Ale wróćmy do naszego trzeciego Nastolatka.

Proszę zobaczyć, że pomiędzy Rodzeństwem może być znaczna różnica wieku. Np. 10 lat to długi okres jeżeli chodzi o zmieniające się trendy  w wychowywaniu. W ostatnich czasach rozwinęła się bardzo świadomość Rodziców (w obszarze określania trudności wychowawczych, ich przyczyn czy choćby wiedzy dotyczącej emocji), kiedyś psycholog nie był tak popularny jak teraz. Z tego może wynikać fakt, że nasze metody wychowawcze mimowolnie uległy zmianie.

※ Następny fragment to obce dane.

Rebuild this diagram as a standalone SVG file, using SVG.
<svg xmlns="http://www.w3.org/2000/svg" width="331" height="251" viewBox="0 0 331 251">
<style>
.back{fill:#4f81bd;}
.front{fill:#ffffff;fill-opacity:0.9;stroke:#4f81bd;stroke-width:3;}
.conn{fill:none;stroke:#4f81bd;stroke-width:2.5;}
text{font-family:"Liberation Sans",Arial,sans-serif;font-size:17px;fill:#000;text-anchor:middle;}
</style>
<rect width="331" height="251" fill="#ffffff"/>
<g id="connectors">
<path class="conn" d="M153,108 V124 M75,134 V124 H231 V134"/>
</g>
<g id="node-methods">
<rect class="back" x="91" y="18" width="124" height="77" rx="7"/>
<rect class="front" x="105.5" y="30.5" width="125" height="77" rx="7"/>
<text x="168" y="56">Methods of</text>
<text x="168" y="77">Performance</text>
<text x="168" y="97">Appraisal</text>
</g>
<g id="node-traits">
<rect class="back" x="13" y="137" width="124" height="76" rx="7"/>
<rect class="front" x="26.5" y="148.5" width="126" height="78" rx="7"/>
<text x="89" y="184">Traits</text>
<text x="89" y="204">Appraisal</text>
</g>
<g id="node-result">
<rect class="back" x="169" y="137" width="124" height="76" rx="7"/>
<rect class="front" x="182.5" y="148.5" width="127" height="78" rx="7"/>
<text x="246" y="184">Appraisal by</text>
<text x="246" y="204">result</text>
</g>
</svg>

Zmienia się nasze podejście, przy pierwszym dziecku wszystko było nowe, niepewne. Przy trzecim nabieramy pewności, nie szukamy tak pilnie rozwiązań, jak przy starszych, “bo to już mieliśmy z naszym średnim”. Starsze było mocno “pilnowane”, młodsze ma zazwyczaj więcej swobody (na to skarżą starsi Nastolatkowie, jeżeli chodzi o podejście Rodziców do ich młodszego rodzeństwa).

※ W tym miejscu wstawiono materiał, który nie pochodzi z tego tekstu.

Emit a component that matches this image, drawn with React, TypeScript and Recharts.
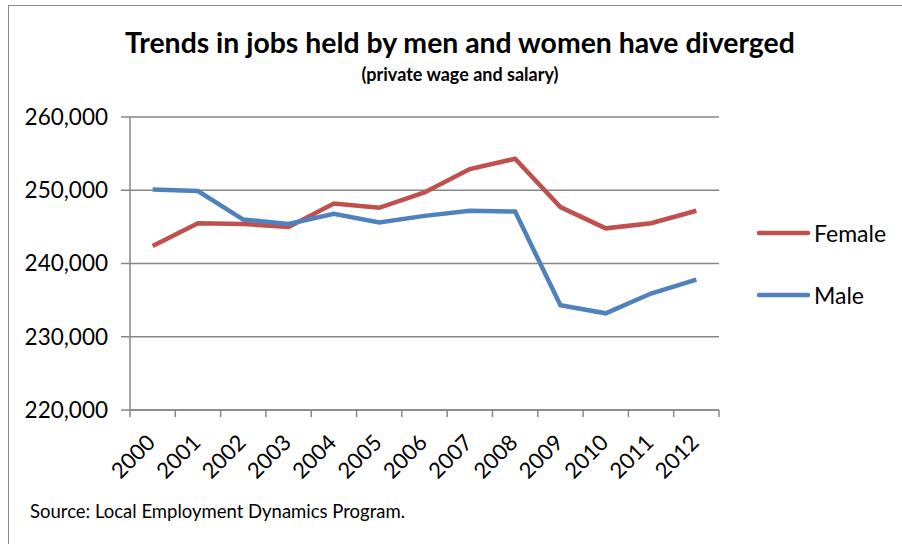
import { LineChart, Line, XAxis, YAxis, CartesianGrid } from "recharts";

const years = ["2000", "2001", "2002", "2003", "2004", "2005", "2006", "2007", "2008", "2009", "2010", "2011", "2012"];
const female = [242400, 245500, 245400, 245000, 248200, 247600, 249700, 252900, 254300, 247700, 244800, 245500, 247200];
const male = [250100, 249900, 246000, 245400, 246800, 245600, 246500, 247200, 247100, 234300, 233200, 235900, 237800];
const yTicks = [220000, 230000, 240000, 250000, 260000];

const series = [
  { key: "female", name: "Female", color: "#C0504D" },
  { key: "male", name: "Male", color: "#4F81BD" },
];

const data = years.map((year, i) => ({ year, female: female[i], male: male[i] }));

const FONT = "Lato, 'Open Sans', sans-serif";
const GRID = "#878787";

// Excel-style category ticks: tick marks sit between categories, labels at 45°
function YearTick(props: any) {
  const { x, y, payload, index, visibleTicksCount, width } = props;
  const half = payload?.offset > 0 ? payload.offset : width / visibleTicksCount / 2;
  const ay = y - 9;
  return (
    <g>
      <line x1={x - half} y1={ay} x2={x - half} y2={ay + 7} stroke={GRID} strokeWidth={1.5} />
      {index === visibleTicksCount - 1 && (
        <line x1={x + half} y1={ay} x2={x + half} y2={ay + 7} stroke={GRID} strokeWidth={1.5} />
      )}
      <text x={x + 4} y={y + 25} transform={`rotate(-45, ${x + 4}, ${y + 25})`} textAnchor="end" fontSize={22} fontFamily={FONT} fill="#000">
        {payload.value}
      </text>
    </g>
  );
}

export default function App() {
  return (
    <div style={{ position: "absolute", left: 0, top: 0, width: 902, height: 544, background: "#fff", overflow: "hidden" }}>
      <div style={{ position: "absolute", left: 8, top: 5, width: 910, height: 560, border: "1.5px solid #8a8a8a" }} />
      <div style={{ position: "absolute", left: 0, top: 25, width: 920, textAlign: "center", fontFamily: FONT, fontWeight: 700, fontSize: 28.4 }}>
        Trends in jobs held by men and women have diverged
      </div>
      <div style={{ position: "absolute", left: 0, top: 63, width: 920, textAlign: "center", fontFamily: FONT, fontWeight: 700, fontSize: 18 }}>
        (private wage and salary)
      </div>
      <div style={{ position: "absolute", left: 0, top: 0 }}>
        <LineChart width={902} height={544} data={data} margin={{ top: 117, right: 183, left: 0, bottom: 0 }}>
          <CartesianGrid vertical={false} stroke={GRID} strokeWidth={1.5} />
          <XAxis
            dataKey="year"
            scale="band"
            interval={0}
            height={134}
            axisLine={{ stroke: GRID, strokeWidth: 1.5 }}
            tickLine={false}
            tickSize={7}
            tickMargin={2}
            tick={<YearTick />}
          />
          <YAxis
            domain={[220000, 260000]}
            ticks={yTicks}
            width={130}
            axisLine={{ stroke: GRID, strokeWidth: 1.5 }}
            tickLine={{ stroke: GRID, strokeWidth: 1.5 }}
            tickSize={9}
            tickMargin={13}
            tick={{ fontSize: 22.5, fontFamily: FONT, fill: "#000" }}
            tickFormatter={(v: number) => v.toLocaleString("en-US")}
          />
          {series.map((s) => (
            <Line key={s.key} dataKey={s.key} name={s.name} stroke={s.color} strokeWidth={4.5} dot={false} isAnimationActive={false} />
          ))}
        </LineChart>
      </div>
      <div style={{ position: "absolute", left: 756, top: 202, fontFamily: FONT }}>
        {series.map((s) => (
          <div key={s.key} style={{ display: "flex", alignItems: "center", height: 62 }}>
            <svg width={56} height={10}>
              <line x1={3} y1={5} x2={52} y2={5} stroke={s.color} strokeWidth={4.5} strokeLinecap="round" />
            </svg>
            <span style={{ fontSize: 23, marginLeft: 2 }}>{s.name}</span>
          </div>
        ))}
      </div>
      <div style={{ position: "absolute", left: 30, top: 500, fontFamily: FONT, fontSize: 18.5, color: "#000" }}>
        Source: Local Employment Dynamics Program.
      </div>
    </div>
  );
}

Zmienia się model rodziny i kwestia podziału ról. Wcześniej wychowanie było domeną kobiet, obecnie o wiele częściej na spacerach z wózkami i na zajęciach dodatkowych, czy zebraniach widać ojców. Stąd wpływ wzorców może być inny przy każdym dziecku.

Zmienia się sytuacja materialna. Małżeństwa z pierwszym dzieckiem miały inny status zarobków niż np. 10 lat później przy trzecim. Stąd możemy mieć inne podejście do finansów (np. bardziej swobodne) przy młodszym dziecku niż przy starszych.

Nastąpił ogromny rozwój techniki i elektroniki. Wcześniej dzieciaki biegały po podwórkach i krzyczały stojąc pod oknem: “Mamo rzuć mi piłkę”, obecnie zabawy na powietrzu zastąpiły telefony komórkowe i komputery. Dla starszego rodzeństwa naturalnym było wychodzenie na dwór i nawiązywanie relacji; dla obecnych Nastolatków relacje mogą być naprawdę prawdziwym wyzwaniem, nieudolne próby ich nawiązania mogą powodować “wycofanie” z życia towarzyskiego.

Co więcej, mamy do czynienia z różnymi osobowościami naszych dzieci. Jeden Nastolatek potrafi być bardzo empatyczny, drugi będzie duszą towarzystwa, a trzeci zamknięty w sobie i nieufny.

Jestem bardzo daleka od mówienia, że z danym Nastolatkiem jest coś “nie tak”. Można to ubrać w inne słowa: “Mamy trudności… obserwujemy niechęć do nauki, od roku widzimy, że zamknął się w sobie”. To są bardzo fajne, przydatne informacje.

Czy zawsze był niechętny do nauki? A jak się zachowywał przed rokiem? Czy wiążą to Państwo z jakimś wydarzeniem? Czy zawsze był zamknięty w sobie czy obecnie się to nasiliło? Czy Państwo rozmawialiście z nim o swoich obserwacjach? Co powiedział?

Dopiero z wywiadu z Rodzicem i Nastolatkiem możemy wnioskować o przyczynach nietypowych zachowań naszego Dziecka i szukać dobrego rozwiązania dla obu stron.